In the Daily Stock Report, we often look at stocks which has climbed up through the yellow zone of their reports and have entered the green zone. Recent trading in data storage device producer Seagate Technology (STX) reminds investors that the Yellow Neutral Zone is an area of transition and that early stage recovery trends don’t always work out.
After spending most of a year in the Red Unfavored Zone of the SIA S&P 500 Index Report, Seagate climbed up into the yellow zone in January which looked encouraging at the time. In recent weeks, however, Seagate’s relative performance has weakened and the shares have dropped back down into the Red Zone, posting a loss of 9.9% for the time it was in the yellow zone.
Seagate finished yesterday in 257th place, down 6 positions on the day and down 44 spots in the last month.
Seagate Technology (STX) shares, which had looked promising after breaking out of a base back in January, have faltered in recent weeks. Last month, the shares ran into resistance near $72.50, an old support level, and since then, they have been under renewed distribution, dropping back under their 50 and 200-day moving averages.
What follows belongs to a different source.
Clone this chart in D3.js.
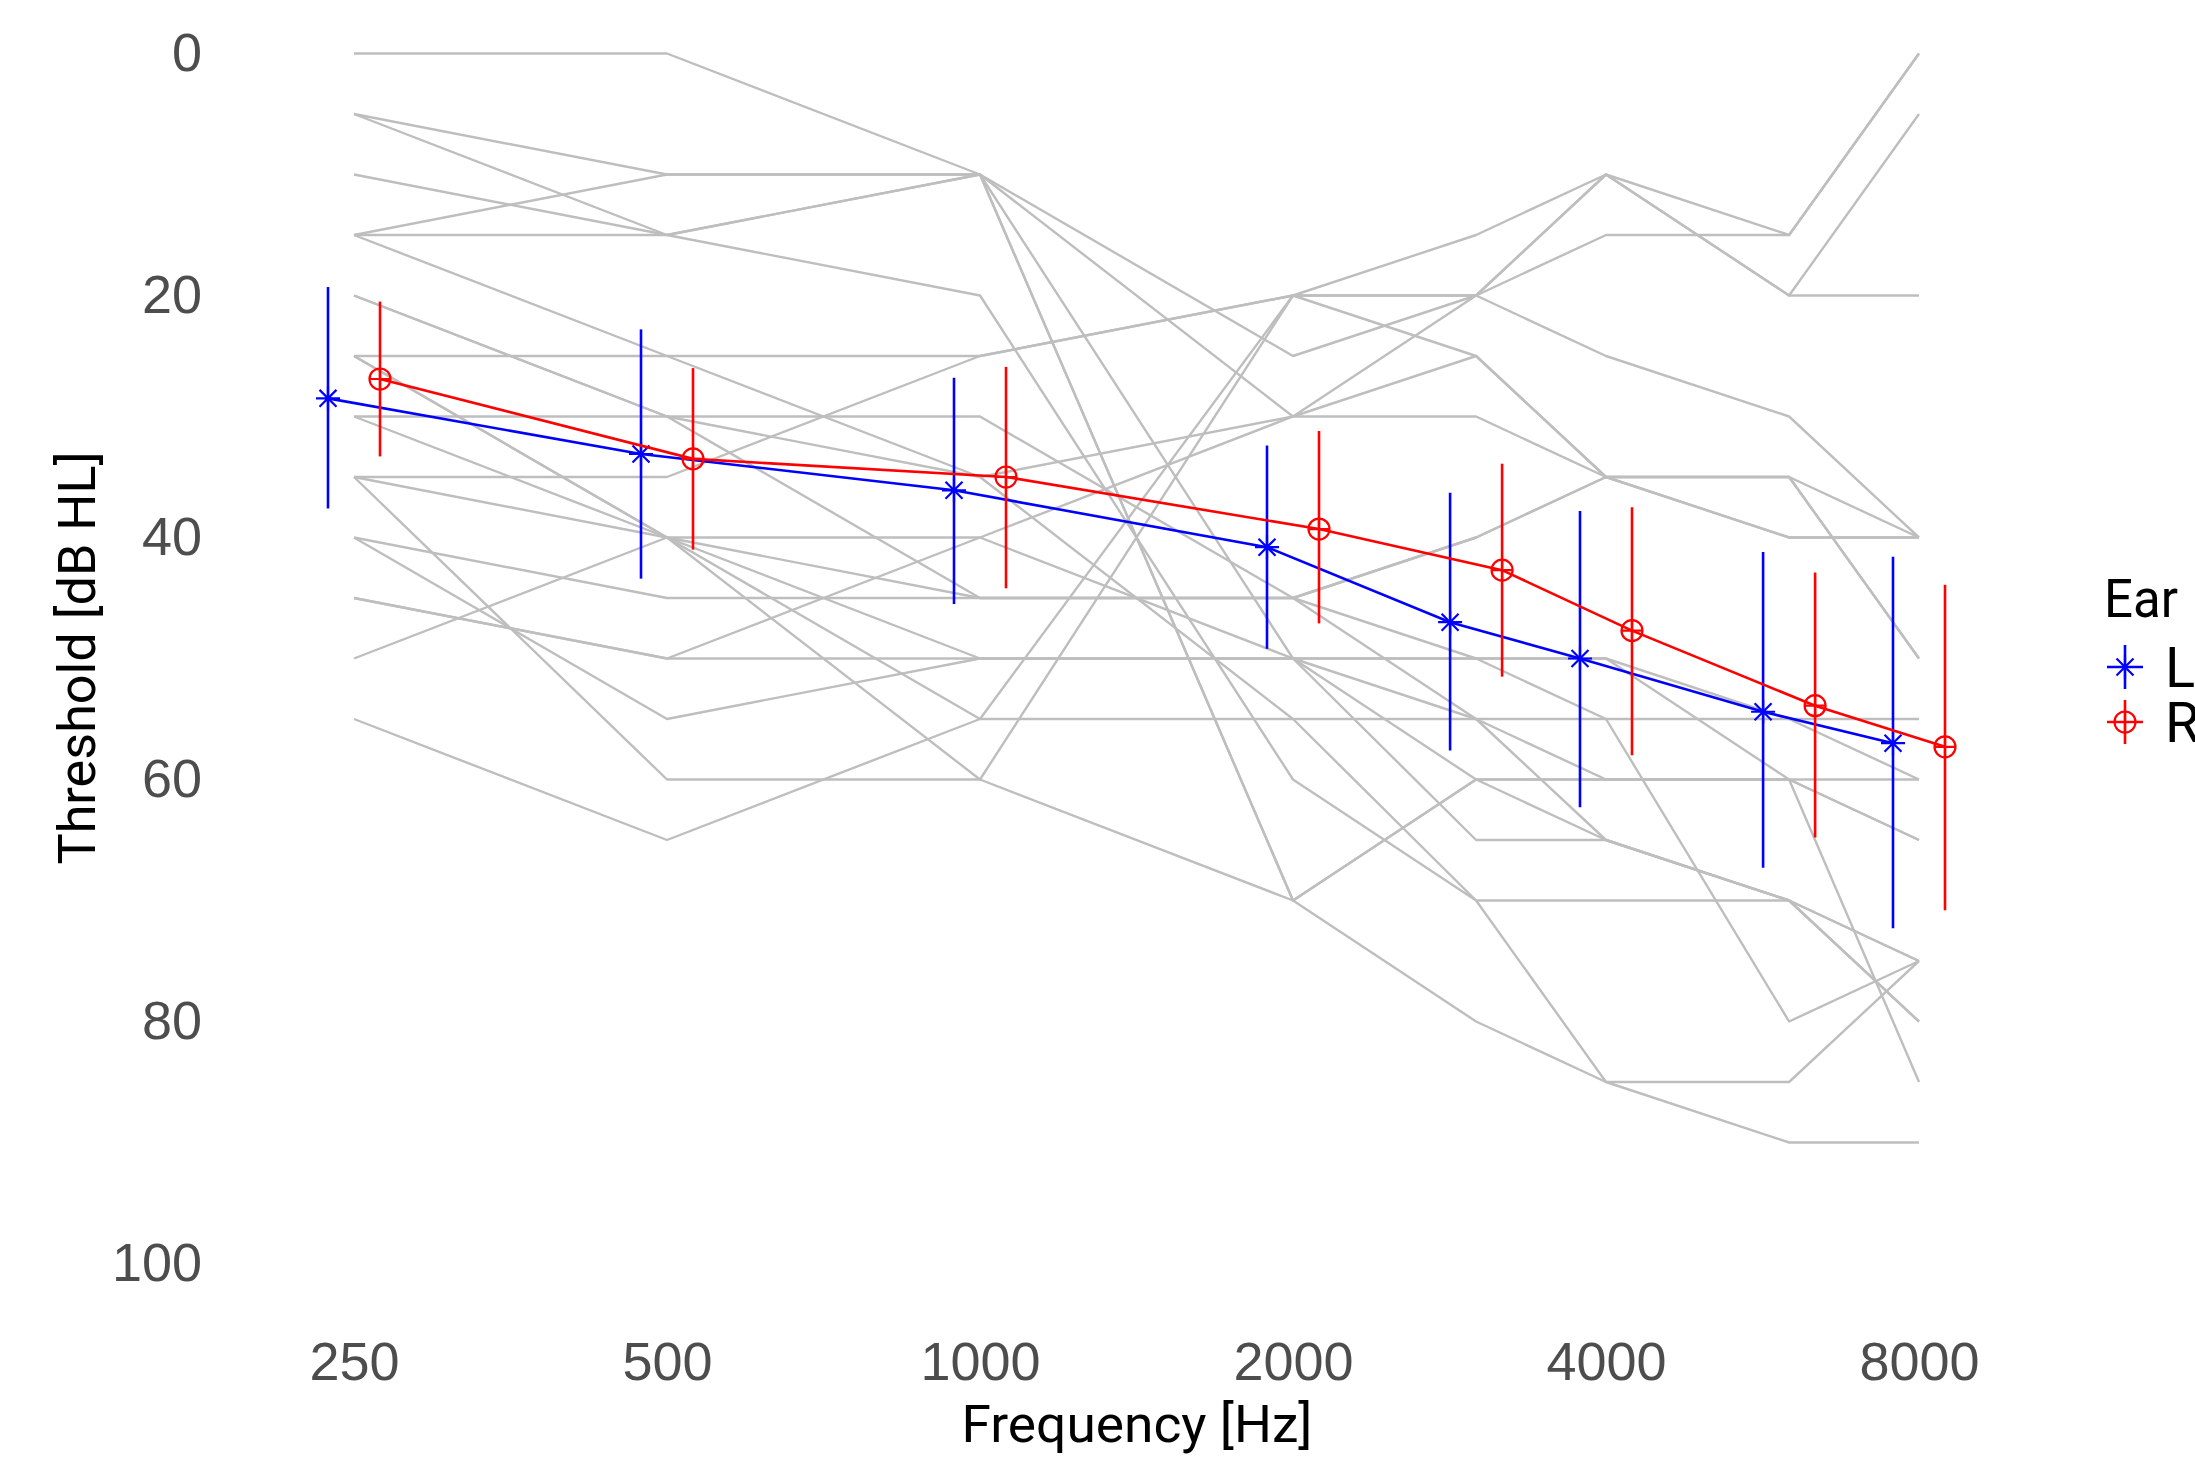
<!DOCTYPE html>
<html>
<head>
<meta charset="utf-8">
<script src="https://cdn.jsdelivr.net/npm/d3@7"></script>
<style>
  body { margin: 0; background: #fff; }
  text { font-family: Roboto, "Liberation Sans", sans-serif; }
</style>
</head>
<body>
<svg id="chart"></svg>
<script>
const W = 2195, H = 1458;

const freqs = [250, 500, 1000, 2000, 3000, 4000, 6000, 8000];
const tickFreqs = [250, 500, 1000, 2000, 4000, 8000];
const yTicks = [0, 20, 40, 60, 80, 100];

// individual audiograms (dB HL at each of freqs)
const ears = [
  [0, 0, 10, 25, 20, 25, 30, 40],
  [5, 10, 10, 30, 20, 10, 20, 5],
  [5, 15, 10, 70, 80, 85, 90, 90],
  [10, 15, 20, 60, 70, 85, 85, 75],
  [15, 10, 10, 50, 65, 65, 70, 75],
  [15, 15, 10, 70, 60, 60, 60, 65],
  [15, 25, 25, 20, 15, 10, 15, 0],
  [20, 30, 30, 45, 40, 35, 35, 40],
  [25, 25, 35, 55, 55, 55, 55, 55],
  [25, 40, 40, 50, 50, 50, 55, 60],
  [30, 30, 35, 30, 30, 35, 40, 40],
  [30, 40, 45, 45, 50, 55, 80, 75],
  [35, 35, 25, 20, 20, 15, 15, 0],
  [35, 40, 55, 20, 25, 35, 35, 50],
  [35, 60, 60, 20, 20, 10, 20, 20],
  [40, 45, 45, 45, 40, 35, 35, 50],
  [40, 55, 50, 50, 50, 50, 60, 85],
  [45, 50, 50, 50, 55, 60, 60, 65],
  [50, 40, 60, 70, 60, 65, 70, 80],
  [55, 65, 55, 55, 70, 70, 70, 80],
  [45, 50, 40, 30, 25, 35, 40, 40],
  [25, 40, 50, 50, 60, 60, 60, 60],
  [20, 30, 45, 45, 55, 65, 70, 75]
];

// means and error bar limits per ear
const meanL = [28.5, 33.1, 36.1, 40.8, 47.0, 50.0, 54.4, 57.0];
const lowL = [19.3, 22.8, 26.8, 32.4, 36.3, 37.8, 41.2, 41.6];
const highL = [37.6, 43.4, 45.5, 49.2, 57.6, 62.3, 67.3, 72.3];
const meanR = [26.9, 33.5, 35.0, 39.3, 42.7, 47.7, 53.9, 57.3];
const lowR = [20.5, 26.0, 25.9, 31.2, 33.9, 37.5, 42.9, 43.9];
const highR = [33.3, 41.0, 44.2, 47.1, 51.5, 58.0, 64.8, 70.8];

const x = d3.scaleLog().base(2).domain([250, 8000]).range([354, 1919]);
const y = d3.scaleLinear().domain([0, 100]).range([53.5, 1263.5]);
const dodge = 26;

const svg = d3.select('#chart').attr('width', W).attr('height', H);
svg.append('rect').attr('width', W).attr('height', H).attr('fill', '#fff');

// grey individual lines
const line = d3.line()
  .defined(d => d[1] != null)
  .x(d => x(d[0]))
  .y(d => y(d[1]));

svg.append('g')
  .selectAll('path')
  .data(ears)
  .enter().append('path')
  .attr('d', row => line(row.map((v, i) => [freqs[i], v])))
  .attr('fill', 'none')
  .attr('stroke', '#bebebe')
  .attr('stroke-width', 2.4)
  .attr('stroke-linejoin', 'round');

const series = [
  { ear: 'L', color: '#0000ff', off: -dodge, mean: meanL, low: lowL, high: highL },
  { ear: 'R', color: '#ff0000', off: dodge, mean: meanR, low: lowR, high: highR }
];

function asterisk(r) {
  const d = r * Math.SQRT1_2;
  return `M${-r},0L${r},0M0,${-r}L0,${r}M${-d},${-d}L${d},${d}M${-d},${d}L${d},${-d}`;
}
function circlePlus(r) {
  return `M${-r},0A${r},${r} 0 1,0 ${r},0A${r},${r} 0 1,0 ${-r},0M${-r},0L${r},0M0,${-r}L0,${r}`;
}

series.forEach(s => {
  const g = svg.append('g');
  const pts = freqs.map((f, i) => ({ f, m: s.mean[i], lo: s.low[i], hi: s.high[i] }));

  g.selectAll('line.err')
    .data(pts)
    .enter().append('line')
    .attr('x1', d => x(d.f) + s.off)
    .attr('x2', d => x(d.f) + s.off)
    .attr('y1', d => y(d.lo))
    .attr('y2', d => y(d.hi))
    .attr('stroke', s.color)
    .attr('stroke-width', 2.6);

  g.append('path')
    .attr('d', d3.line().x(d => x(d.f) + s.off).y(d => y(d.m))(pts))
    .attr('fill', 'none')
    .attr('stroke', s.color)
    .attr('stroke-width', 2.6);

  g.selectAll('path.pt')
    .data(pts)
    .enter().append('path')
    .attr('transform', d => `translate(${x(d.f) + s.off},${y(d.m)})`)
    .attr('d', s.ear === 'L' ? asterisk(12) : circlePlus(10.5))
    .attr('fill', 'none')
    .attr('stroke', s.color)
    .attr('stroke-width', 2.2);
});

// axes
const yAxis = svg.append('g')
  .attr('transform', 'translate(202,0)')
  .call(d3.axisLeft(y).tickValues(yTicks).tickSize(0).tickPadding(0));
yAxis.select('.domain').remove();
yAxis.selectAll('text')
  .attr('font-size', 54)
  .attr('fill', '#4d4d4d')
  .style('font-family', '"Liberation Sans", Arial, sans-serif');

const xAxis = svg.append('g')
  .attr('transform', 'translate(0,1342)')
  .call(d3.axisBottom(x).tickValues(tickFreqs).tickFormat(d3.format('d')).tickSize(0).tickPadding(0));
xAxis.select('.domain').remove();
xAxis.selectAll('text')
  .attr('font-size', 54)
  .attr('fill', '#4d4d4d')
  .style('font-family', '"Liberation Sans", Arial, sans-serif');

svg.append('text')
  .attr('x', 1137)
  .attr('y', 1442)
  .attr('text-anchor', 'middle')
  .attr('font-size', 52)
  .attr('textLength', 351)
  .attr('lengthAdjust', 'spacingAndGlyphs')
  .text('Frequency [Hz]');

svg.append('text')
  .attr('transform', 'translate(95,658) rotate(-90)')
  .attr('text-anchor', 'middle')
  .attr('font-size', 52)
  .attr('textLength', 413)
  .attr('lengthAdjust', 'spacingAndGlyphs')
  .text('Threshold [dB HL]');

// legend
const legend = svg.append('g');
legend.append('text')
  .attr('x', 2104)
  .attr('y', 617)
  .attr('font-size', 54)
  .attr('textLength', 74)
  .attr('lengthAdjust', 'spacingAndGlyphs')
  .text('Ear');

series.forEach((s, i) => {
  const cy = 667 + i * 55;
  const k = legend.append('g').attr('transform', `translate(2125,${cy})`);
  k.append('line').attr('x1', -18).attr('x2', 18).attr('stroke', s.color).attr('stroke-width', 2.6);
  k.append('line').attr('y1', -22).attr('y2', 22).attr('stroke', s.color).attr('stroke-width', 2.6);
  k.append('path')
    .attr('d', s.ear === 'L' ? asterisk(12) : circlePlus(10.5))
    .attr('fill', 'none')
    .attr('stroke', s.color)
    .attr('stroke-width', 2.2);
  legend.append('text')
    .attr('x', 2165)
    .attr('y', cy + 20)
    .attr('font-size', 56)
    .text(s.ear);
});
</script>
</body>
</html>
A drop below $60.00 would confirm the start of a new downswing with next potential support at a previous breakout point near $55.00, then the $50.00 round number. Initial resistance on a rebound appears near $65.00 then $70.00.
The recovery rally in Seagate Technology (STX) which unfolded over January and February has faltered into March. A High Pole ran into resistance at a 45-degree downtrend line near $73.75 and the shares have since rolled down into a column of O's, starting a correction.
A decline below $60.50 would trigger a bearish High Pole warning. Support below there could potentially appear near $57.00, $49.60 or $47.70 based on previous column lows. Initial resistance on a bounce may emerge near $66.80, based on a 3-box reversal.
With a bearish SMAX score of 3, STX is exhibiting weakness against the asset classes.